A Barometer for Risk and Opportunity
A consistently wide spread can be a red flag, suggesting that the market for a stock is thin and potentially volatile. If you're a value investor looking for hidden gems in obscure corners of the market, you must be prepared for wider spreads. It means that entering and, just as importantly, exiting your position will be more expensive and potentially more difficult. For instance, imagine a small-cap stock with a bid of $10.00 and an ask of $10.50. The spread is $0.50. To buy it, you pay $10.50. The cost of your trade, just from the spread, is $0.50 / $10.50, which is about 4.8%! Your new investment has to climb nearly 5% just for you to get back to even on a potential sale. A prudent investor always factors this cost into their calculation of potential returns.
Practical Tips for the Prudent Investor
Knowing about the ask price is one thing; navigating it wisely is another. Here are two key strategies to ensure you're not overpaying:
- Always Use Limit Orders. When you place a market order to buy, you're telling your broker, “Get me these shares at whatever the best ask price is right now.” For a thinly traded stock, that price could suddenly jump, and you'd be stuck paying it. A limit order, however, sets the maximum price you are willing to pay. This puts you in control. You can set your limit at the ask, or even between the bid and ask, and wait for a seller to meet your price. Patience is a value investor's superpower, and limit orders are the tool to exercise it.
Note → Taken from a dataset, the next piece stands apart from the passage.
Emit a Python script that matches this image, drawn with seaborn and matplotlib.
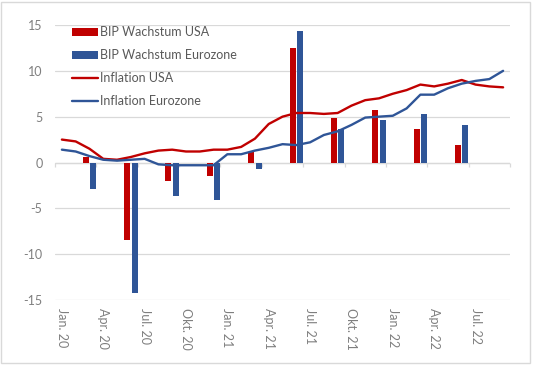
import matplotlib
matplotlib.use('Agg')
import matplotlib.pyplot as plt
import matplotlib.markers as mmarkers
from matplotlib.patches import Patch, Rectangle
from matplotlib.lines import Line2D
import numpy as np
import pandas as pd
import seaborn as sns

# monthly axis: Jan 2020 - Sep 2022
months = list(pd.date_range('2020-01-01', '2022-09-01', freq='MS').strftime('%Y-%m'))
tick_labels = ['Jan. 20', 'Apr. 20', 'Jul. 20', 'Okt. 20', 'Jan. 21', 'Apr. 21',
               'Jul. 21', 'Okt. 21', 'Jan. 22', 'Apr. 22', 'Jul. 22']

inflation_usa = [2.5, 2.3, 1.5, 0.4, 0.3, 0.6, 1.0, 1.3, 1.4, 1.2, 1.2, 1.4,
                 1.4, 1.7, 2.6, 4.2, 5.0, 5.4, 5.4, 5.3, 5.4, 6.2, 6.8, 7.0,
                 7.5, 7.9, 8.5, 8.3, 8.6, 9.0, 8.5, 8.3, 8.2]
inflation_ez = [1.4, 1.2, 0.7, 0.3, 0.2, 0.3, 0.4, -0.2, -0.3, -0.3, -0.3, -0.3,
                0.9, 0.9, 1.3, 1.6, 2.0, 1.9, 2.2, 3.0, 3.4, 4.1, 4.9, 5.0,
                5.1, 5.9, 7.4, 7.4, 8.1, 8.6, 8.9, 9.1, 10.0]

# quarterly GDP growth (yoy), plotted in the last month of each quarter
gdp_months = ['2020-03', '2020-06', '2020-09', '2020-12', '2021-03', '2021-06',
              '2021-09', '2021-12', '2022-03', '2022-06']
gdp_usa = [0.6, -8.4, -2.0, -1.5, 1.1, 12.5, 4.9, 5.7, 3.7, 1.9]
gdp_ez = [-2.9, -14.2, -3.7, -4.1, -0.7, 14.4, 3.7, 4.6, 5.3, 4.1]

RED = '#C00000'
BLUE = '#2F5597'
GRID = '#D9D9D9'
TXT = '#7F7F7F'

sns.set_theme(style='white')
plt.rcParams['font.family'] = ['Lato', 'DejaVu Sans']
plt.rcParams['axes.unicode_minus'] = False

pos = {m: i for i, m in enumerate(months)}
bars = pd.DataFrame({
    'x': [pos[m] for m in gdp_months] * 2,
    'value': gdp_usa + gdp_ez,
    'series': ['BIP Wachstum USA'] * len(gdp_usa) + ['BIP Wachstum Eurozone'] * len(gdp_ez),
})
lines = pd.DataFrame({
    'x': list(range(len(months))) * 2,
    'value': inflation_usa + inflation_ez,
    'series': ['Inflation USA'] * len(months) + ['Inflation Eurozone'] * len(months),
})

fig = plt.figure(figsize=(5.33, 3.65), dpi=100)
ax = fig.add_axes([55 / 533, 65 / 365, 455 / 533, 275 / 365])

sns.barplot(data=bars, x='x', y='value', hue='series', native_scale=True,
            hue_order=['BIP Wachstum USA', 'BIP Wachstum Eurozone'],
            palette=[RED, BLUE], saturation=1, width=0.36, gap=0.2,
            errorbar=None, legend=False, ax=ax, zorder=2, linewidth=0)
sns.lineplot(data=lines, x='x', y='value', hue='series',
             hue_order=['Inflation USA', 'Inflation Eurozone'],
             palette=[RED, BLUE], linewidth=1.7, legend=False, ax=ax, zorder=3)

ax.set_xlim(-0.5, len(months) - 0.5)
ax.set_ylim(-15, 15)
ax.set_yticks(range(-15, 16, 5))
ax.set_xticks(range(0, len(months), 3))
ax.set_xticklabels(tick_labels, rotation=270)
ax.set_xlabel('')
ax.set_ylabel('')
ax.tick_params(axis='y', length=0, pad=9, labelcolor=TXT, labelsize=9)
ax.tick_params(axis='x', length=0, pad=6, labelcolor=TXT, labelsize=9)
for s in ax.spines.values():
    s.set_visible(False)
ax.yaxis.grid(True, color=GRID, linewidth=0.9)
ax.set_axisbelow(True)

# category axis line at zero with tick marks every quarter
ax.axhline(0, color=GRID, linewidth=0.9, zorder=1)
bounds = np.arange(-0.5, len(months), 3)
ax.plot(bounds, np.zeros_like(bounds), linestyle='none', marker=mmarkers.TICKDOWN,
        markersize=3, markeredgewidth=0.9, color=GRID, zorder=1, clip_on=False)

handles = [Patch(facecolor=RED, linewidth=0), Patch(facecolor=BLUE, linewidth=0),
           Line2D([], [], color=RED, linewidth=1.7),
           Line2D([], [], color=BLUE, linewidth=1.7)]
labels = ['BIP Wachstum USA', 'BIP Wachstum Eurozone', 'Inflation USA', 'Inflation Eurozone']
leg = ax.legend(handles, labels, loc='upper left', bbox_to_anchor=(0.037, 0.995),
                frameon=False, fontsize=9, handlelength=2.1, handleheight=0.7,
                handletextpad=0.15, labelspacing=0.88, borderpad=0, borderaxespad=0)
for t in leg.get_texts():
    t.set_color('#595959')

fig.patches.append(Rectangle((1 / 533, 2 / 365), 529 / 533, 361 / 365, fill=False,
                             edgecolor=GRID, linewidth=1, transform=fig.transFigure))

fig.savefig('out.png', dpi=100)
- Peek Behind the Curtain with Level II. For those who want a deeper look, Level II quotes provide a view beyond just the single best bid and ask. They show a ranked list of the bid and ask prices from various market makers and the number of shares they are offering at each price level. This helps you gauge the true supply and demand. If you see a large number of shares offered at the ask price, you can be more confident in getting your order filled. If the number is small, it's a sign that a large order from you could push the price up.